The synergy between theory and practice is the base of its methodological approach. The practice engages the consciousness of reality, of the real world, but also the analysis of phenomena – environmental, developmental, economic - that affect and feed architecture. This methodology not only deals with inventions but also with manipulations, making program legible, and ensuring resilience and durability over time. This structure operates at multiple scales; from designing interiors to public cultural facilities, while considering specific approaches in the areas of education, housing, infrastructure, landscape and urbanism.

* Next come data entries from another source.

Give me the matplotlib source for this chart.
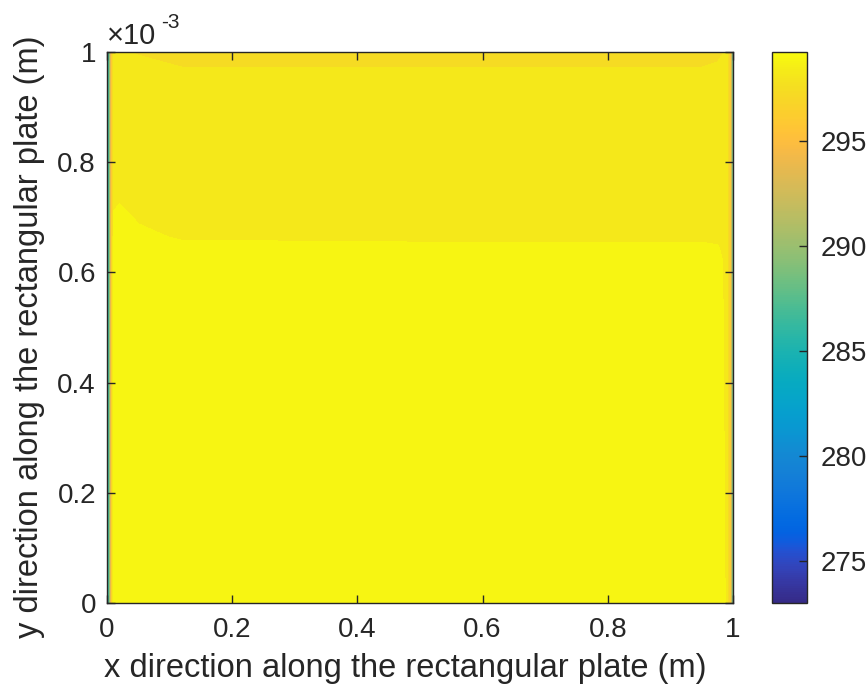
import numpy as np
import matplotlib
matplotlib.use("Agg")
import matplotlib.pyplot as plt
from matplotlib.colors import LinearSegmentedColormap, Normalize
from matplotlib.cm import ScalarMappable
from matplotlib.ticker import FuncFormatter

plt.rcParams["font.family"] = ["Liberation Sans", "DejaVu Sans"]

# grid nodes (x in m, y in m)
x_nodes = [0, 0.004, 0.007, 0.011, 0.02, 0.05, 0.12, 0.5, 0.95, 0.975, 0.99, 0.995, 0.998, 1.0]
y_nodes = [0, 0.3e-3, 0.62e-3, 0.645e-3, 0.665e-3, 0.70e-3, 0.73e-3, 0.9e-3, 0.96e-3, 0.985e-3, 1.0e-3]

# temperature (K), one row per y node
T_rows = [
    [285, 288, 295.5, 299.0, 299.0, 299.0, 299.0, 299.0, 299.0, 299.0, 298.4, 296.0, 290, 287],
    [285, 288, 295.5, 299.0, 299.0, 299.0, 299.0, 299.0, 299.0, 299.0, 298.3, 296.0, 290, 287],
    [285, 288, 295.5, 299.0, 299.0, 299.0, 299.0, 299.0, 299.0, 298.9, 298.2, 296.0, 290, 287],
    [285, 288, 295.5, 299.0, 299.0, 299.0, 298.9, 298.8, 298.8, 298.6, 298.1, 296.0, 290, 287],
    [285, 288, 295.5, 299.0, 299.0, 298.9, 298.3, 298.2, 298.2, 298.2, 298.1, 296.0, 290, 287],
    [285, 288, 295.5, 298.7, 299.0, 298.3, 298.1, 298.1, 298.1, 298.1, 298.1, 296.0, 290, 287],
    [285, 288, 295.5, 298.2, 298.4, 298.1, 298.1, 298.1, 298.1, 298.1, 298.1, 296.0, 290, 287],
    [285, 288, 295.5, 298.1, 298.1, 298.1, 298.1, 298.1, 298.1, 298.1, 298.1, 296.0, 290, 287],
    [285, 288, 295.5, 298.1, 298.1, 298.1, 298.1, 298.1, 298.1, 298.1, 298.1, 296.0, 290, 287],
    [285, 288, 295.5, 298.1, 298.1, 298.0, 297.4, 297.4, 297.4, 297.7, 298.1, 296.0, 290, 287],
    [285, 288, 295.0, 298.0, 298.0, 297.6, 297.3, 297.3, 297.3, 297.4, 297.9, 295.5, 290, 287],
]

t_min, t_max = 273.0, 299.25
cbar_ticks = [275, 280, 285, 290, 295]
x_ticks = [0, 0.2, 0.4, 0.6, 0.8, 1.0]
y_ticks = [0, 0.2e-3, 0.4e-3, 0.6e-3, 0.8e-3, 1.0e-3]

parula_data = [
    [0.2081, 0.1663, 0.5292], [0.2116, 0.1898, 0.5777], [0.2123, 0.2138, 0.6270], [0.2081, 0.2386, 0.6771],
    [0.1959, 0.2645, 0.7279], [0.1707, 0.2919, 0.7792], [0.1253, 0.3242, 0.8303], [0.0591, 0.3598, 0.8683],
    [0.0117, 0.3875, 0.8820], [0.0060, 0.4086, 0.8828], [0.0165, 0.4266, 0.8786], [0.0329, 0.4430, 0.8720],
    [0.0498, 0.4586, 0.8641], [0.0629, 0.4737, 0.8554], [0.0723, 0.4887, 0.8467], [0.0779, 0.5040, 0.8384],
    [0.0793, 0.5200, 0.8312], [0.0749, 0.5375, 0.8263], [0.0641, 0.5570, 0.8240], [0.0488, 0.5772, 0.8228],
    [0.0343, 0.5966, 0.8199], [0.0265, 0.6137, 0.8135], [0.0239, 0.6287, 0.8038], [0.0231, 0.6418, 0.7913],
    [0.0228, 0.6535, 0.7768], [0.0267, 0.6642, 0.7607], [0.0384, 0.6743, 0.7436], [0.0590, 0.6838, 0.7254],
    [0.0843, 0.6928, 0.7062], [0.1133, 0.7015, 0.6859], [0.1453, 0.7098, 0.6646], [0.1801, 0.7177, 0.6424],
    [0.2178, 0.7250, 0.6193], [0.2586, 0.7317, 0.5954], [0.3022, 0.7376, 0.5712], [0.3482, 0.7424, 0.5473],
    [0.3953, 0.7459, 0.5244], [0.4420, 0.7481, 0.5033], [0.4871, 0.7491, 0.4840], [0.5300, 0.7491, 0.4661],
    [0.5709, 0.7485, 0.4494], [0.6099, 0.7473, 0.4337], [0.6473, 0.7456, 0.4188], [0.6834, 0.7435, 0.4044],
    [0.7184, 0.7411, 0.3905], [0.7525, 0.7384, 0.3768], [0.7858, 0.7356, 0.3633], [0.8185, 0.7327, 0.3498],
    [0.8507, 0.7299, 0.3360], [0.8824, 0.7274, 0.3217], [0.9139, 0.7258, 0.3063], [0.9450, 0.7261, 0.2886],
    [0.9739, 0.7314, 0.2666], [0.9938, 0.7455, 0.2403], [0.9990, 0.7653, 0.2164], [0.9955, 0.7861, 0.1967],
    [0.9880, 0.8066, 0.1794], [0.9789, 0.8271, 0.1633], [0.9697, 0.8481, 0.1475], [0.9626, 0.8705, 0.1309],
    [0.9589, 0.8949, 0.1132], [0.9598, 0.9218, 0.0948], [0.9661, 0.9514, 0.0755], [0.9763, 0.9831, 0.0538],
]
parula = LinearSegmentedColormap.from_list("parula", parula_data, N=256)
norm = Normalize(vmin=t_min, vmax=t_max)

txt_col = (0.15, 0.15, 0.15)

fig = plt.figure(figsize=(8.66, 6.95), dpi=100)
ax = fig.add_axes([107 / 866, 1 - 603 / 695, 626 / 866, 551 / 695])

X, Y = np.meshgrid(x_nodes, y_nodes)
T = np.array(T_rows)
levels = np.arange(t_min, t_max + 0.01, 0.75)
ax.contourf(X, Y, T, levels=levels, cmap=parula, norm=norm)

ax.set_xlim(0, 1)
ax.set_ylim(0, 1e-3)
ax.set_xticks(x_ticks)
ax.set_yticks(y_ticks)
ax.xaxis.set_major_formatter(FuncFormatter(lambda v, p: f"{v:g}"))
ax.yaxis.set_major_formatter(FuncFormatter(lambda v, p: f"{v * 1e3:g}"))
ax.tick_params(direction="in", top=True, right=True, length=6, width=1,
               color=txt_col, labelcolor=txt_col, labelsize=20)
ax.tick_params(axis="x", pad=10)
ax.tick_params(axis="y", pad=8)
for s in ax.spines.values():
    s.set_color(txt_col)
    s.set_linewidth(1.0)

fig.text(107 / 866, 1 - 36 / 695, "\u00d710", fontsize=21, color=txt_col, va="center", ha="left")
fig.text(161 / 866, 1 - 22 / 695, "-3", fontsize=15, color=txt_col, va="center", ha="left")

fig.text(405 / 866, 1 - 668 / 695, "x direction along the rectangular plate (m)",
         fontsize=23.5, color=txt_col, ha="center", va="center")
fig.text(30 / 866, 1 - 337 / 695, "y direction along the rectangular plate (m)",
         fontsize=23.5, color=txt_col, ha="center", va="center", rotation=90)

cax = fig.add_axes([772 / 866, 1 - 603 / 695, 35 / 866, 551 / 695])
cb = fig.colorbar(ScalarMappable(norm=norm, cmap=parula), cax=cax)
cb.set_ticks(cbar_ticks)
cb.ax.tick_params(direction="in", length=6, width=1, color=txt_col,
                  labelcolor=txt_col, labelsize=20, pad=10)
cb.outline.set_edgecolor(txt_col)
cb.outline.set_linewidth(1.0)

fig.savefig("out.png", dpi=100)
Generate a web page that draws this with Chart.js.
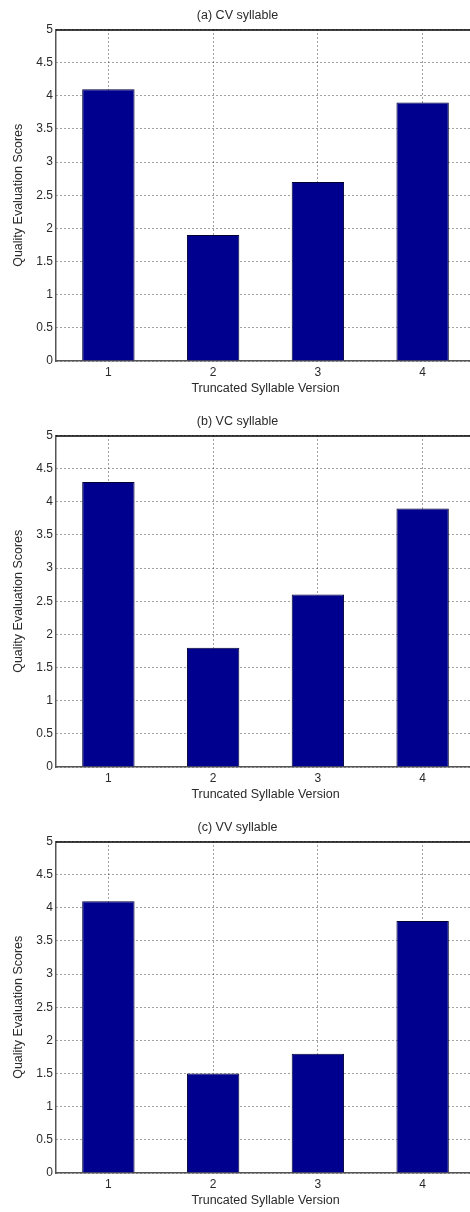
<!DOCTYPE html>
<html>
<head>
<meta charset="utf-8">
<script src="https://cdn.jsdelivr.net/npm/chart.js@4.4.1/dist/chart.umd.min.js"></script>
<style>
  html, body { margin: 0; padding: 0; background: #fff; overflow: hidden; }
  .panel { position: absolute; left: 0; width: 480px; height: 406px; }
</style>
</head>
<body>
<div class="panel" style="top:0px"><canvas id="chartA"></canvas></div>
<div class="panel" style="top:406px"><canvas id="chartB"></canvas></div>
<div class="panel" style="top:812px"><canvas id="chartC"></canvas></div>
<script>
const versions = ['1', '2', '3', '4'];
const cvScores = [4.1, 1.9, 2.7, 3.9];
const vcScores = [4.3, 1.8, 2.6, 3.9];
const vvScores = [4.1, 1.5, 1.8, 3.8];
const yTickValues = [0, 0.5, 1, 1.5, 2, 2.5, 3, 3.5, 4, 4.5, 5];

const FAMILY = "'Liberation Sans', Arial, sans-serif";
const TICK_FONT = { family: FAMILY, size: 12 };
const LABEL_FONT = { family: FAMILY, size: 12.5 };
const TEXT_COLOR = '#2a2a2a';

// top edge of the axes box (MATLAB "box on")
const topBorder = {
  id: 'topBorder',
  afterDatasetsDraw(chart) {
    const { ctx, chartArea } = chart;
    ctx.save();
    ctx.strokeStyle = '#000';
    ctx.lineWidth = 1.5;
    ctx.beginPath();
    ctx.moveTo(chartArea.left, chartArea.top + 0.5);
    ctx.lineTo(chartArea.right, chartArea.top + 0.5);
    ctx.stroke();
    ctx.restore();
  },
};

function makeChart(id, title, scores) {
  return new Chart(document.getElementById(id), {
    type: 'bar',
    data: {
      labels: versions,
      datasets: [{
        data: scores,
        backgroundColor: '#00008F',
        borderColor: '#000033',
        borderWidth: 1,
        barPercentage: 0.5,
        categoryPercentage: 1,
      }],
    },
    options: {
      responsive: true,
      maintainAspectRatio: false,
      animation: false,
      layout: { padding: { left: 0, right: 5, top: 0, bottom: 0 } },
      plugins: {
        legend: { display: false },
        tooltip: { enabled: false },
        title: {
          display: true,
          text: title,
          color: TEXT_COLOR,
          font: { family: FAMILY, size: 12.5, weight: 'normal' },
          padding: { top: 8, bottom: 6.5 },
        },
      },
      scales: {
        x: {
          offset: true,
          grid: { offset: false, color: '#444', drawTicks: false },
          border: { color: '#555', width: 1.5, dash: [1, 3] },
          ticks: { color: TEXT_COLOR, font: TICK_FONT, padding: 4, maxRotation: 0 },
          title: { display: true, text: 'Truncated Syllable Version', color: TEXT_COLOR, font: LABEL_FONT, padding: { top: 0, bottom: 9.5 } },
          afterFit(scale) { scale.height = 45; },
        },
        y: {
          min: 0,
          max: 5,
          afterBuildTicks(scale) { scale.ticks = yTickValues.map(v => ({ value: v })); },
          grid: { color: '#444', drawTicks: false },
          border: { color: '#555', width: 1.5, dash: [1, 3] },
          ticks: { color: TEXT_COLOR, font: TICK_FONT, padding: 3, callback: v => String(v) },
          title: { display: true, text: 'Quality Evaluation Scores', color: TEXT_COLOR, font: LABEL_FONT, padding: { top: 11, bottom: 0 } },
          afterFit(scale) { scale.width = 56; },
        },
      },
    },
    plugins: [topBorder],
  });
}

makeChart('chartA', '(a) CV syllable', cvScores);
makeChart('chartB', '(b) VC syllable', vcScores);
makeChart('chartC', '(c) VV syllable', vvScores);
</script>
</body>
</html>
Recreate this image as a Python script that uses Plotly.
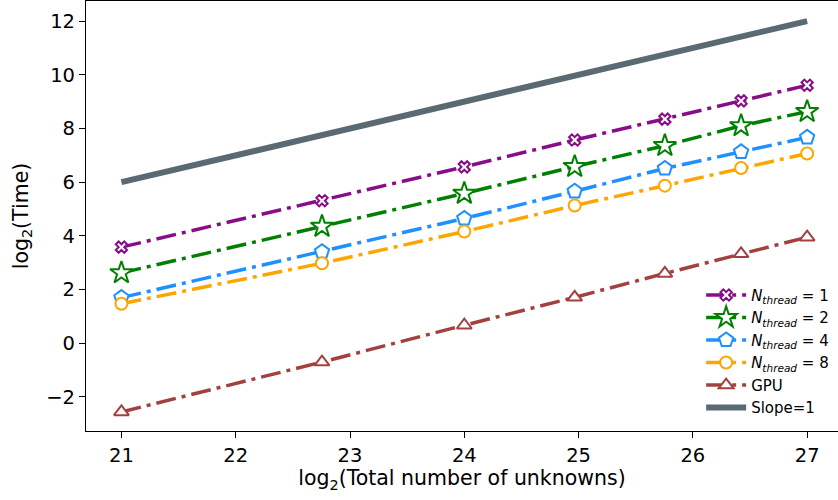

The firm has also developed tools for dialogue with different urban and project actors, aimed to place the user at the heart of the creative process.

Clément Blanchet is Principle of Clément Blanchet Architecture (cBA) and a former Associate of the Office for Metropolitan Architecture (OMA), where he joined in 2004.

In 2011, Clement Blanchet was appointed Director of OMA France, with whom cBA continues to collaborate with on ongoing projects led by Blanchet.

He graduated with high honours from the Architectural school of Versailles and has been an invited critic in France, England, Holland, Switzerland, Denmark & Sweden. He currently teaches at Paris Val de Seine Architectural School and ESA. Clément Blanchet divides his time between this firm in Paris and the United States where he also teaches at the University of Michigan and Rice University.